→ **Stated problem**
Reproduce all the lines exactly as they stand, apart from the pictures.

→ **Information supplied**
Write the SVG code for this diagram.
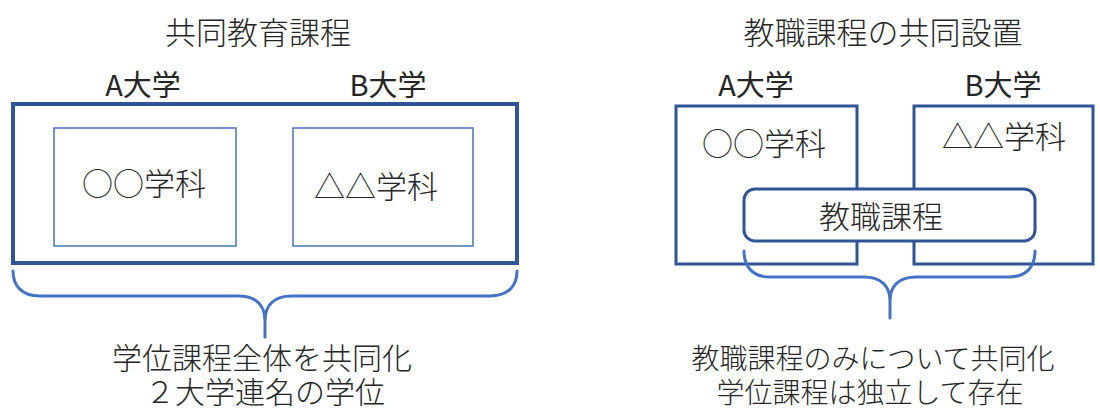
<svg xmlns="http://www.w3.org/2000/svg" width="1100" height="408" viewBox="0 0 1100 408">
<style>
  text { font-family: "Noto Sans CJK JP", "Noto Sans", sans-serif; font-weight: 300; fill: #262626; text-anchor: middle; }
  .t31 { font-size: 31px; }
  .t30 { font-size: 30px; }
  .t29 { font-size: 29px; font-weight: 400; }
  .t28 { font-size: 28px; }
  .outer { fill: none; stroke: #2F5597; stroke-width: 4; }
  .inner { fill: none; stroke: #4A72B4; stroke-width: 1.5; }
  .uni { fill: #ffffff; stroke: #2F5597; stroke-width: 3; }
  .brace { fill: none; stroke: #4472C4; stroke-width: 3; stroke-linecap: round; }
</style>
<rect width="1100" height="408" fill="#ffffff"/>

<!-- Left panel -->
<g id="left-title"><text class="t31" x="258" y="44">共同教育課程</text></g>
<g id="left-a-label"><text class="t29" x="143" y="96">A大学</text></g>
<g id="left-b-label"><text class="t29" x="388" y="96">B大学</text></g>
<g id="left-joint"><rect class="outer" x="13" y="104" width="504" height="159"/></g>
<g id="left-dept-a">
  <rect class="inner" x="54" y="128" width="182" height="118"/>
  <text class="t31" x="144" y="195">○○学科</text>
</g>
<g id="left-dept-b">
  <rect class="inner" x="293" y="128" width="180" height="118"/>
  <text class="t31" x="376" y="198">△△学科</text>
</g>
<g id="left-caption">
  <text class="t30" x="262" y="369">学位課程全体を共同化</text>
  <text class="t30" x="265" y="403">２大学連名の学位</text>
</g>

<!-- Right panel -->
<g id="right-title"><text class="t31" x="883" y="44">教職課程の共同設置</text></g>
<g id="right-a-label"><text class="t29" x="756" y="96">A大学</text></g>
<g id="right-b-label"><text class="t29" x="1003" y="96">B大学</text></g>
<g id="right-univ-a">
  <rect class="uni" x="676" y="106" width="181" height="158"/>
  <text class="t31" x="764" y="155">○○学科</text>
</g>
<g id="right-univ-b">
  <rect class="uni" x="914" y="106" width="179" height="158"/>
  <text class="t31" x="1004" y="148">△△学科</text>
</g>
<g id="right-teacher-course">
  <rect class="uni" x="744" y="189" width="291" height="52" rx="11" ry="11"/>
  <text class="t31" x="881" y="228">教職課程</text>
</g>
<g id="right-caption">
  <text class="t28" x="873" y="369">教職課程のみについて共同化</text>
  <text class="t28" x="870" y="403">学位課程は独立して存在</text>
</g>

<!-- Connectors (braces) -->
<g id="connectors">
  <path class="brace" d="M13,271 C13,286 22,296 40,296 L238,296 C256,296 265,305 265,321 L265,337 M265,321 C265,305 274,296 292,296 L490,296 C508,296 517,286 517,271"/>
  <path class="brace" d="M744,251 C744,266 752,277 770,277 L864,277 C881,277 890,286 890,301 L890,318 M890,301 C890,286 899,277 916,277 L1009,277 C1027,277 1035,266 1035,251"/>
</g>
</svg>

→ **Output below**
Write the SVG code for this diagram.
<svg xmlns="http://www.w3.org/2000/svg" width="1100" height="408" viewBox="0 0 1100 408">
<style>
  text { font-family: "Noto Sans CJK JP", "Noto Sans", sans-serif; font-weight: 300; fill: #262626; text-anchor: middle; }
  .t31 { font-size: 31px; }
  .t30 { font-size: 30px; }
  .t29 { font-size: 29px; font-weight: 400; }
  .t28 { font-size: 28px; }
  .outer { fill: none; stroke: #2F5597; stroke-width: 4; }
  .inner { fill: none; stroke: #4A72B4; stroke-width: 1.5; }
  .uni { fill: #ffffff; stroke: #2F5597; stroke-width: 3; }
  .brace { fill: none; stroke: #4472C4; stroke-width: 3; stroke-linecap: round; }
</style>
<rect width="1100" height="408" fill="#ffffff"/>

<!-- Left panel -->
<g id="left-title"><text class="t31" x="258" y="44">共同教育課程</text></g>
<g id="left-a-label"><text class="t29" x="143" y="96">A大学</text></g>
<g id="left-b-label"><text class="t29" x="388" y="96">B大学</text></g>
<g id="left-joint"><rect class="outer" x="13" y="104" width="504" height="159"/></g>
<g id="left-dept-a">
  <rect class="inner" x="54" y="128" width="182" height="118"/>
  <text class="t31" x="144" y="195">○○学科</text>
</g>
<g id="left-dept-b">
  <rect class="inner" x="293" y="128" width="180" height="118"/>
  <text class="t31" x="376" y="198">△△学科</text>
</g>
<g id="left-caption">
  <text class="t30" x="262" y="369">学位課程全体を共同化</text>
  <text class="t30" x="265" y="403">２大学連名の学位</text>
</g>

<!-- Right panel -->
<g id="right-title"><text class="t31" x="883" y="44">教職課程の共同設置</text></g>
<g id="right-a-label"><text class="t29" x="756" y="96">A大学</text></g>
<g id="right-b-label"><text class="t29" x="1003" y="96">B大学</text></g>
<g id="right-univ-a">
  <rect class="uni" x="676" y="106" width="181" height="158"/>
  <text class="t31" x="764" y="155">○○学科</text>
</g>
<g id="right-univ-b">
  <rect class="uni" x="914" y="106" width="179" height="158"/>
  <text class="t31" x="1004" y="148">△△学科</text>
</g>
<g id="right-teacher-course">
  <rect class="uni" x="744" y="189" width="291" height="52" rx="11" ry="11"/>
  <text class="t31" x="881" y="228">教職課程</text>
</g>
<g id="right-caption">
  <text class="t28" x="873" y="369">教職課程のみについて共同化</text>
  <text class="t28" x="870" y="403">学位課程は独立して存在</text>
</g>

<!-- Connectors (braces) -->
<g id="connectors">
  <path class="brace" d="M13,271 C13,286 22,296 40,296 L238,296 C256,296 265,305 265,321 L265,337 M265,321 C265,305 274,296 292,296 L490,296 C508,296 517,286 517,271"/>
  <path class="brace" d="M744,251 C744,266 752,277 770,277 L864,277 C881,277 890,286 890,301 L890,318 M890,301 C890,286 899,277 916,277 L1009,277 C1027,277 1035,266 1035,251"/>
</g>
</svg>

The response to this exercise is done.